Appellant argues that the jury might have disbelieved his denial of the alleged assaultive conduct, but nevertheless believed that he acted out of his claimed concern for Bellino's safety. But even under this approach to the evidence, there was no issue of "immediate necessity" to avoid "imminent harm." "Imminent" means impending, not pending; something that is on the point of happening, not about to happen. Pennington, 54 S.W.3d at 857. An "imminent harm" exists when there is an emergency situation, and it is "immediately necessary" to avoid that harm when a split-second decision is required without time to consider the law. Stefanoff v. State, 78 S.W.3d 496, 501 (Tex. App.--Austin 2002, pet. ref'd); Smith v. State, 874 S.W.2d 269, 273 (Tex. App.--Houston [14th Dist.] 1994, pet. ref'd). Bellino was not on the verge of driving away in appellant's truck when appellant initiated the "tussle" for the keys inside the house. There was no evidence that appellant did not have time to consider the situation and take less drastic steps to prevent Bellino from driving. After Bellino left the house on foot, appellant waited five minutes before deciding to go after her to return her to the house. There was no evidence that Bellino was in imminent peril at the convenience store when appellant arrived. Under any possible reading of the evidence before us, appellant was not forced to make a split-second decision without time to consider the available options.

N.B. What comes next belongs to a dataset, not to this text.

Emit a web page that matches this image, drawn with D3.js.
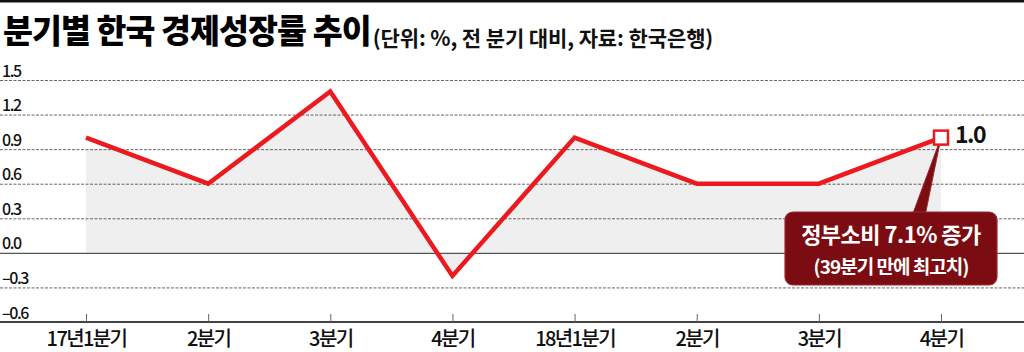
<!DOCTYPE html>
<html><head><meta charset="utf-8">
<script src="https://cdn.jsdelivr.net/npm/d3@7"></script>
<style>
html,body{margin:0;padding:0;background:#fff;}
svg{display:block;font-family:"Noto Sans CJK KR","Noto Sans",sans-serif;}
</style></head>
<body><svg id="c" width="1024" height="352"></svg>
<script>
const categories = ["17년1분기","2분기","3분기","4분기","18년1분기","2분기","3분기","4분기"];
const values = [1.0, 0.6, 1.4, -0.2, 1.0, 0.6, 0.6, 1.0];
const yTicks = [1.5, 1.2, 0.9, 0.6, 0.3, 0.0, -0.3, -0.6];
const yTickLabels = ["1.5","1.2","0.9","0.6","0.3","0.0","–0.3","–0.6"];
const titleText = "분기별 한국 경제성장률 추이";
const subtitleText = "(단위: %, 전 분기  대비, 자료: 한국은행)";
const lastLabel = "1.0";
const calloutLines = ["정부소비 7.1% 증가", "(39분기 만에 최고치)"];

const W = 1024, H = 352;
const svg = d3.select("#c");
const x = d3.scalePoint().domain(d3.range(categories.length)).range([86, 941]);
const y = d3.scaleLinear().domain([-0.6, 1.5]).range([322, 80]);

// top bar
svg.append("rect").attr("x",0).attr("y",0).attr("width",W).attr("height",2.5).attr("fill","#111");

// title
const t = svg.append("text").attr("x",3).attr("y",43).attr("font-size",32.5).attr("font-weight",900)
  .attr("letter-spacing",-0.9).attr("fill","#000").text(titleText);
const tEnd = 3 + t.node().getComputedTextLength();
svg.append("text").attr("x",tEnd+2).attr("y",46).attr("font-size",21).attr("font-weight",700)
  .attr("letter-spacing",-0.1).attr("fill","#111").text(subtitleText);

// shaded area under the line
const clipId = "areaClip";
svg.append("clipPath").attr("id",clipId).append("path")
  .attr("d",`M${x(0)},${y(0.9)} L${x(0)+30},${y(0.9)} L${x(1)},0 L${W},0 L${W},${H} L${x(0)},${H} Z`);
const area = d3.area().x((d,i)=>x(i)).y0(y(0)).y1(d=>y(d));
svg.append("path").datum(values).attr("d",area).attr("fill","#efefef")
  .attr("clip-path",`url(#${clipId})`);

// gridlines
const gy = svg.append("g").call(d3.axisRight(y).tickValues(yTicks).tickSize(W)
  .tickFormat((d,i)=>yTickLabels[i]));
gy.select(".domain").remove();
gy.selectAll(".tick line").attr("stroke","#555")
  .attr("stroke-dasharray", d=> d===0 ? null : "3,1.5").attr("stroke-width", d=> d===0?1.3:0.9)
  .attr("opacity", d=> d===-0.6 ? 0 : 1);
gy.selectAll(".tick text").attr("x",2).attr("dy",-4).attr("text-anchor","start")
  .attr("font-size",16).attr("font-weight",500).attr("letter-spacing",-1.4).attr("fill","#111")
  .attr("font-family","'Noto Sans CJK KR',sans-serif");

// x axis
svg.append("line").attr("x1",0).attr("x2",W).attr("y1",y(-0.6)).attr("y2",y(-0.6))
  .attr("stroke","#444").attr("stroke-width",2);
const gx = svg.append("g").attr("transform",`translate(0,${y(-0.6)})`)
  .call(d3.axisBottom(x).tickSize(-8).tickFormat(i=>categories[i]));
gx.select(".domain").remove();
gx.selectAll(".tick line").attr("stroke","#666").attr("stroke-width",1);
gx.selectAll(".tick text").attr("y",24).attr("dy",0).attr("font-size",20).attr("font-weight",500)
  .attr("letter-spacing",-1.6).attr("fill","#111").attr("font-family","'Noto Sans CJK KR',sans-serif");

// line
const line = d3.line().x((d,i)=>x(i)).y(d=>y(d));
svg.append("path").datum(values).attr("d",line).attr("fill","none")
  .attr("stroke","#ec1a1f").attr("stroke-width",4.5).attr("stroke-linejoin","miter");

// callout
const li = values.length-1;
const px = x(li), py = y(values[li]);
const bx = 785, by = 212, bw = 212, bh = 73;
const cg = svg.append("g");
cg.append("path").attr("d",`M${px},${py} L${912},${by+4} L${925},${by+4} Z`).attr("fill","#7b0d12")
  .attr("stroke","#9a2a2e").attr("stroke-width",1);
cg.append("rect").attr("x",bx).attr("y",by).attr("width",bw).attr("height",bh).attr("rx",8)
  .attr("fill","#7b0d12").attr("stroke","#9a2a2e").attr("stroke-width",1.2);
cg.append("text").attr("x",bx+bw/2).attr("y",by+31).attr("text-anchor","middle").attr("font-size",22)
  .attr("font-weight",700).attr("letter-spacing",-0.5).attr("fill","#fff").text(calloutLines[0]);
cg.append("text").attr("x",bx+bw/2).attr("y",by+62).attr("text-anchor","middle").attr("font-size",19)
  .attr("font-weight",700).attr("letter-spacing",-1).attr("fill","#fff").text(calloutLines[1]);

// marker
svg.append("rect").attr("x",px-7).attr("y",py-7).attr("width",14).attr("height",14)
  .attr("fill","#fff").attr("stroke","#ec1a1f").attr("stroke-width",2.5);
svg.append("text").attr("x",px+14).attr("y",py+5).attr("font-size",23).attr("font-weight",700)
  .attr("letter-spacing",-1.5).attr("fill","#111").text(lastLabel);
</script></body></html>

We hold that the necessity defense was not raised by the evidence and that the trial court did not err by refusing the requested instruction. Issue one is without merit. Because appellant's remaining issues are premised on our concluding that the necessity defense was raised by the evidence, we need not address them.
The judgment of conviction is affirmed.
__________________________________________
Mack Kidd, Justice
Before Justices Kidd, Patterson and Puryear
Affirmed
Filed: September 19, 2002
Do Not Publish
1. The necessity defense provides that conduct is justified if: Tex. Pen. Code Ann. § 9.22 (West 1994).